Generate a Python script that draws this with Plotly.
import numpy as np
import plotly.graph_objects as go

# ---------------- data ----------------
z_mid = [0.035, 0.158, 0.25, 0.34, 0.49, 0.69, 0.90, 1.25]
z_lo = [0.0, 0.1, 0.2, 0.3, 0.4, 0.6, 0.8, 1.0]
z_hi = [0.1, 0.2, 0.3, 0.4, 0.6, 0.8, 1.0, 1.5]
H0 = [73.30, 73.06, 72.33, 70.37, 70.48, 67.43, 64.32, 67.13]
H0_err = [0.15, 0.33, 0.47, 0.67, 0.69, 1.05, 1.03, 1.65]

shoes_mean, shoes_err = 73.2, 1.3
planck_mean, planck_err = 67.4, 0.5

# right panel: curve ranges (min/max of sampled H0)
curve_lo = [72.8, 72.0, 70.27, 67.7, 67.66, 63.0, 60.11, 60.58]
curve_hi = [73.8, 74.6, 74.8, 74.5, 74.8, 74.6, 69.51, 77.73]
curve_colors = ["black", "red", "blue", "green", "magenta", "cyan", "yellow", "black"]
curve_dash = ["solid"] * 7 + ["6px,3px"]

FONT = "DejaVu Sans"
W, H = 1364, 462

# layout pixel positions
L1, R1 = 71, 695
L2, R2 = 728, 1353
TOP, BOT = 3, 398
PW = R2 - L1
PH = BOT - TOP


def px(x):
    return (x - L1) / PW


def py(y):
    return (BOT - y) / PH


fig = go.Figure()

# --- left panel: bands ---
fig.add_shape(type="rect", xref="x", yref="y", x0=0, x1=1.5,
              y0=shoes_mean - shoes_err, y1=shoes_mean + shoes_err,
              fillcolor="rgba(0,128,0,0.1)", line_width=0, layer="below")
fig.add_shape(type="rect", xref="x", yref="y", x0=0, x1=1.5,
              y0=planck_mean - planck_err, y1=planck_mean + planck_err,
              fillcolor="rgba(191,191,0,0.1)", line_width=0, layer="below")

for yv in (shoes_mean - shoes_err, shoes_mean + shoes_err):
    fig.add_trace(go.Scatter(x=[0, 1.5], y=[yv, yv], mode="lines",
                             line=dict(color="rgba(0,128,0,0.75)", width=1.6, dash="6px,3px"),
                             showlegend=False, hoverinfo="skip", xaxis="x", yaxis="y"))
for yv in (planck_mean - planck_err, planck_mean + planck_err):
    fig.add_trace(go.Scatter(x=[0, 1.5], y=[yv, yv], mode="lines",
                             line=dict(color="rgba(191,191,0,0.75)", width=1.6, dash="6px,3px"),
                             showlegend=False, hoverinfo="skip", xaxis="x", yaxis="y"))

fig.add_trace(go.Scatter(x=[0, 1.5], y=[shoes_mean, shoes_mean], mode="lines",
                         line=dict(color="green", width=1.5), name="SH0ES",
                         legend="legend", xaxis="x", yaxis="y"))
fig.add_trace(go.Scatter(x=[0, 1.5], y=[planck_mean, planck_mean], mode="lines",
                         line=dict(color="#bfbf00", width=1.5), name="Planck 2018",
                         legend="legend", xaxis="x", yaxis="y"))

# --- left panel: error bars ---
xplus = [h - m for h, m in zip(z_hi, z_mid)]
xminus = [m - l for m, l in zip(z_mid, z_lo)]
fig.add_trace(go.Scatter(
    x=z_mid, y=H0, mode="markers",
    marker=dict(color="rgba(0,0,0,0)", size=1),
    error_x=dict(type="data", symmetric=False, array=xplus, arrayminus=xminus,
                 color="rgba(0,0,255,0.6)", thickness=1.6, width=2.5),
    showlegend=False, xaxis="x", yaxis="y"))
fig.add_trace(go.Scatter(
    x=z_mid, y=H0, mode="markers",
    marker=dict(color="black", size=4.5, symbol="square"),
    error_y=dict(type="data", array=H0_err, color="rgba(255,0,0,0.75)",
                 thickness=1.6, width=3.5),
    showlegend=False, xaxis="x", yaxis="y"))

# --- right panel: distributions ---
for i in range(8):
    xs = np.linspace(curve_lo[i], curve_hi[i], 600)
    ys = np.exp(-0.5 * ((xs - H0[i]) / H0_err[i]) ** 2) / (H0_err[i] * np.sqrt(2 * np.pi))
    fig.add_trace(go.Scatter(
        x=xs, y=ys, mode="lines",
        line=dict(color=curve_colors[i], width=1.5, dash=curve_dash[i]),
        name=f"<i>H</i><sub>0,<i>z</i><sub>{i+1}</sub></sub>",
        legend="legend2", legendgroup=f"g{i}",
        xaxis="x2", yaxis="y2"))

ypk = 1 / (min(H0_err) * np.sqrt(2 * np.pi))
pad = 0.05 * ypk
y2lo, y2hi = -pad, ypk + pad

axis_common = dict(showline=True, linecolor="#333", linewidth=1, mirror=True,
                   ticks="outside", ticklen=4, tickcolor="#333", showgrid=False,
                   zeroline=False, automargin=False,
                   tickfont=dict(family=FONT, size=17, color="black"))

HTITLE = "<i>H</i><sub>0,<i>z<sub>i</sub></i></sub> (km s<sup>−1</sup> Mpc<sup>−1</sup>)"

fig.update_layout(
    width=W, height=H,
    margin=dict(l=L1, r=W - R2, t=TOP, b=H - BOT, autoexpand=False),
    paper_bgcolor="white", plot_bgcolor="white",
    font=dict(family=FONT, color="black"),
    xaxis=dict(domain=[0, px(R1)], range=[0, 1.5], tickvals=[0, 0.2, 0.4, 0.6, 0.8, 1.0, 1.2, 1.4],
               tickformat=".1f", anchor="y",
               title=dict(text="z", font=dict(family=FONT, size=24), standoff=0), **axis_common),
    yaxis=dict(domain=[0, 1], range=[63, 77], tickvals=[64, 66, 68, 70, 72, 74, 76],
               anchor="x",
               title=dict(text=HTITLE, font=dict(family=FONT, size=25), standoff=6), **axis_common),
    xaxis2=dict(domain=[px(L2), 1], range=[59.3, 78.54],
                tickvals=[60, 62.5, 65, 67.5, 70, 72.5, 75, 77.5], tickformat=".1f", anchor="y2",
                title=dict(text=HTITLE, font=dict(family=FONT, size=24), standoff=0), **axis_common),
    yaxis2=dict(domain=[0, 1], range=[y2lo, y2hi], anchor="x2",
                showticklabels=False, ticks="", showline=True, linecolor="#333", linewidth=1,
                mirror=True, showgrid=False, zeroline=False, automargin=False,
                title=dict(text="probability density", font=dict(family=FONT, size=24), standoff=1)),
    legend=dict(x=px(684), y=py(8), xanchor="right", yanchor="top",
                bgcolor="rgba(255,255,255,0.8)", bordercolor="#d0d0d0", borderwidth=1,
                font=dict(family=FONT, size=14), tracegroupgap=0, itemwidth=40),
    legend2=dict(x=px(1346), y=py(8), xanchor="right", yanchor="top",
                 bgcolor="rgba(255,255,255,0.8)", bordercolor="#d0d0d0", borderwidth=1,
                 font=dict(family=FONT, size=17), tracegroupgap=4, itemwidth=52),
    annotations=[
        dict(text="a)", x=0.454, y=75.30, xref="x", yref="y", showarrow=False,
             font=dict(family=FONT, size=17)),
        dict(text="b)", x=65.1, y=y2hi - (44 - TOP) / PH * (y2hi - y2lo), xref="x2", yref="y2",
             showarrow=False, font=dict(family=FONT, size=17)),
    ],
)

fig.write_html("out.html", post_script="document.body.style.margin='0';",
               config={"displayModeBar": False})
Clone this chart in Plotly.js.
====================
EXERCISE TASK >>
Quote the records above from their first line through the line containing "fig = go.Figure()", both ends included.

TASK OUTPUT >>
Generate a Python script that draws this with Plotly.
import numpy as np
import plotly.graph_objects as go

# ---------------- data ----------------
z_mid = [0.035, 0.158, 0.25, 0.34, 0.49, 0.69, 0.90, 1.25]
z_lo = [0.0, 0.1, 0.2, 0.3, 0.4, 0.6, 0.8, 1.0]
z_hi = [0.1, 0.2, 0.3, 0.4, 0.6, 0.8, 1.0, 1.5]
H0 = [73.30, 73.06, 72.33, 70.37, 70.48, 67.43, 64.32, 67.13]
H0_err = [0.15, 0.33, 0.47, 0.67, 0.69, 1.05, 1.03, 1.65]

shoes_mean, shoes_err = 73.2, 1.3
planck_mean, planck_err = 67.4, 0.5

# right panel: curve ranges (min/max of sampled H0)
curve_lo = [72.8, 72.0, 70.27, 67.7, 67.66, 63.0, 60.11, 60.58]
curve_hi = [73.8, 74.6, 74.8, 74.5, 74.8, 74.6, 69.51, 77.73]
curve_colors = ["black", "red", "blue", "green", "magenta", "cyan", "yellow", "black"]
curve_dash = ["solid"] * 7 + ["6px,3px"]

FONT = "DejaVu Sans"
W, H = 1364, 462

# layout pixel positions
L1, R1 = 71, 695
L2, R2 = 728, 1353
TOP, BOT = 3, 398
PW = R2 - L1
PH = BOT - TOP


def px(x):
    return (x - L1) / PW


def py(y):
    return (BOT - y) / PH


fig = go.Figure()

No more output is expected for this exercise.